# couldnt get close enough



## outdoor2011 (Mar 1, 2008)

My friend and i were out after carp in a pond that flooded into a field. We only got 3 and the pond was loaded. We are new to it and i was wondering if they always swim away? When we first got in they were swimming by us and we got the first 2 within 5 minutes and they went deeper and we couldnt see them in the meerky water. We were wading around for 4 hours and only got 3. Can anyone tell me more about what to do?


----------



## roughfishfever22 (Apr 30, 2008)

I don't have an answer for you. The same thing happens to us everytime we go to this one little stream that goes under a gravel road. When we walk up to it we usually can get about five right away but then we are lucky to pick up three or four more no matter how long we try. I have read to put dog food in a minnow bucket and throw that out in the water and the carp will come try to feed but have never tried it so i don't know if it works or not. Just try to make every shot count. Good luck.

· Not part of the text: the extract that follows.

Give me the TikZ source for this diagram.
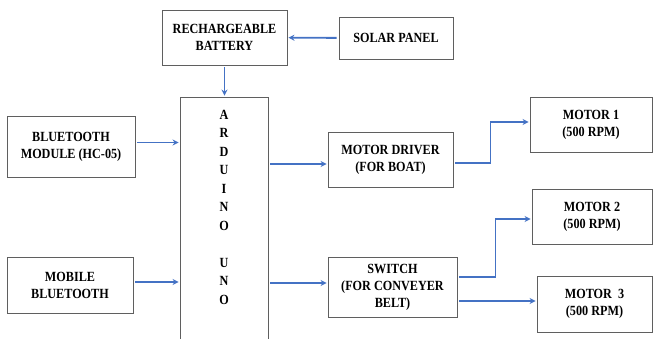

If the carp are stuck in the flooded field and can't get back to bigger water just wait for the water to go down and you should be able to shoot every last one of them over time


----------



## carp_killer (Nov 24, 2006)

it isnt legal to bait fish in mn. if you no theres fish there and have a few shooters have one guy shoot into the deep water to scare them out it works great.


----------



## sdrookie (May 21, 2006)

It sounds silly but you have to hunt them. Camo, stay quiet, don't move around. Try to be sneaky!

Carp are not dumb. They might not know what you are, but they don't like you when they can smell blood in the water.


----------



## carpkillergf (Apr 25, 2008)

I heard carp are big fans of Nickelback. Try playing some of their hits and they should swim right back into the shallows. Should work. :sniper:


----------